• **EXERCISE AIM**
Skip the pictures. Transcribe the rest of the data below without changing a word.

====================

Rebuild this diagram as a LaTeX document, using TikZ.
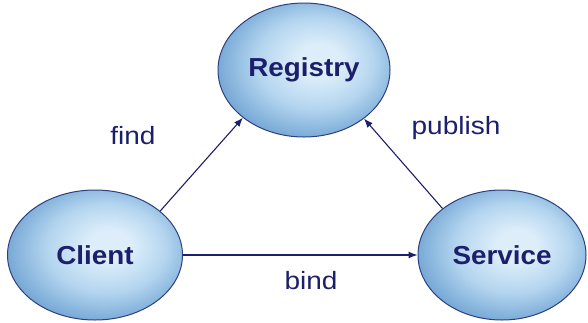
\documentclass[tikz,border=0pt]{standalone}
\usepackage{fontspec}
\setmainfont{Liberation Sans}
\usetikzlibrary{shapes.geometric,arrows.meta}
\definecolor{navy}{HTML}{1C1F6B}
\definecolor{rim}{HTML}{2E3F80}
\definecolor{fillin}{HTML}{DDEEFA}
\definecolor{fillmid}{HTML}{B4D5EF}
\definecolor{fillout}{HTML}{7AABD7}
% soft bubble fill, lightest a little above and right of centre
\pgfdeclareradialshading{bubble}{\pgfpoint{5bp}{4bp}}{%
  color(0bp)=(fillin); color(6bp)=(fillin); color(17bp)=(fillmid);
  color(27bp)=(fillout); color(50bp)=(fillout)}
% wide glyphs for the role names and the labels
\newcommand\widebold[1]{\scalebox{1.07}[1]{#1}}
\newcommand\widetag[1]{\scalebox{1.12}[1]{#1}}
\tikzset{
  role/.style={ellipse, draw=rim, line width=1pt, shade, shading=bubble,
    minimum width=172pt, minimum height=132pt, inner sep=0pt,
    font=\fontsize{26}{30}\selectfont\bfseries, text=navy},
  link/.style={draw=navy, line width=1.1pt, -{Latex[length=9pt,width=7pt]}},
  tag/.style={font=\fontsize{25}{30}\selectfont, text=navy}
}
\begin{document}
\begin{tikzpicture}[x=1pt,y=-1pt]
  \useasboundingbox (0,0) rectangle (588,322);
  % the three roles
  \node[role, minimum height=134pt] (reg) at (304,70) {\widebold{Registry}};
  \node[role, minimum width=175pt, minimum height=130pt] (cli) at (95,255) {\widebold{Client}};
  \node[role, minimum width=168pt, minimum height=130pt] (svc) at (502,255) {\widebold{Service}};
  % interactions
  \draw[link] (cli.34) -- (reg.218);
  \draw[link] (svc.142) -- (reg.321);
  \draw[link] (cli.east) -- (svc.west);
  % labels
  \node[tag] (lfind) at (133,136) {\widetag{find}};
  \node[tag] (lpub) at (456,128) {\widetag{publish}};
  \node[tag] (lbind) at (311,281) {\widetag{bind}};
\end{tikzpicture}
\end{document}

====================

• **RESULT**
Rebuild this diagram as a LaTeX document, using TikZ.
\documentclass[tikz,border=0pt]{standalone}
\usepackage{fontspec}
\setmainfont{Liberation Sans}
\usetikzlibrary{shapes.geometric,arrows.meta}
\definecolor{navy}{HTML}{1C1F6B}
\definecolor{rim}{HTML}{2E3F80}
\definecolor{fillin}{HTML}{DDEEFA}
\definecolor{fillmid}{HTML}{B4D5EF}
\definecolor{fillout}{HTML}{7AABD7}
% soft bubble fill, lightest a little above and right of centre
\pgfdeclareradialshading{bubble}{\pgfpoint{5bp}{4bp}}{%
  color(0bp)=(fillin); color(6bp)=(fillin); color(17bp)=(fillmid);
  color(27bp)=(fillout); color(50bp)=(fillout)}
% wide glyphs for the role names and the labels
\newcommand\widebold[1]{\scalebox{1.07}[1]{#1}}
\newcommand\widetag[1]{\scalebox{1.12}[1]{#1}}
\tikzset{
  role/.style={ellipse, draw=rim, line width=1pt, shade, shading=bubble,
    minimum width=172pt, minimum height=132pt, inner sep=0pt,
    font=\fontsize{26}{30}\selectfont\bfseries, text=navy},
  link/.style={draw=navy, line width=1.1pt, -{Latex[length=9pt,width=7pt]}},
  tag/.style={font=\fontsize{25}{30}\selectfont, text=navy}
}
\begin{document}
\begin{tikzpicture}[x=1pt,y=-1pt]
  \useasboundingbox (0,0) rectangle (588,322);
  % the three roles
  \node[role, minimum height=134pt] (reg) at (304,70) {\widebold{Registry}};
  \node[role, minimum width=175pt, minimum height=130pt] (cli) at (95,255) {\widebold{Client}};
  \node[role, minimum width=168pt, minimum height=130pt] (svc) at (502,255) {\widebold{Service}};
  % interactions
  \draw[link] (cli.34) -- (reg.218);
  \draw[link] (svc.142) -- (reg.321);
  \draw[link] (cli.east) -- (svc.west);
  % labels
  \node[tag] (lfind) at (133,136) {\widetag{find}};
  \node[tag] (lpub) at (456,128) {\widetag{publish}};
  \node[tag] (lbind) at (311,281) {\widetag{bind}};
\end{tikzpicture}
\end{document}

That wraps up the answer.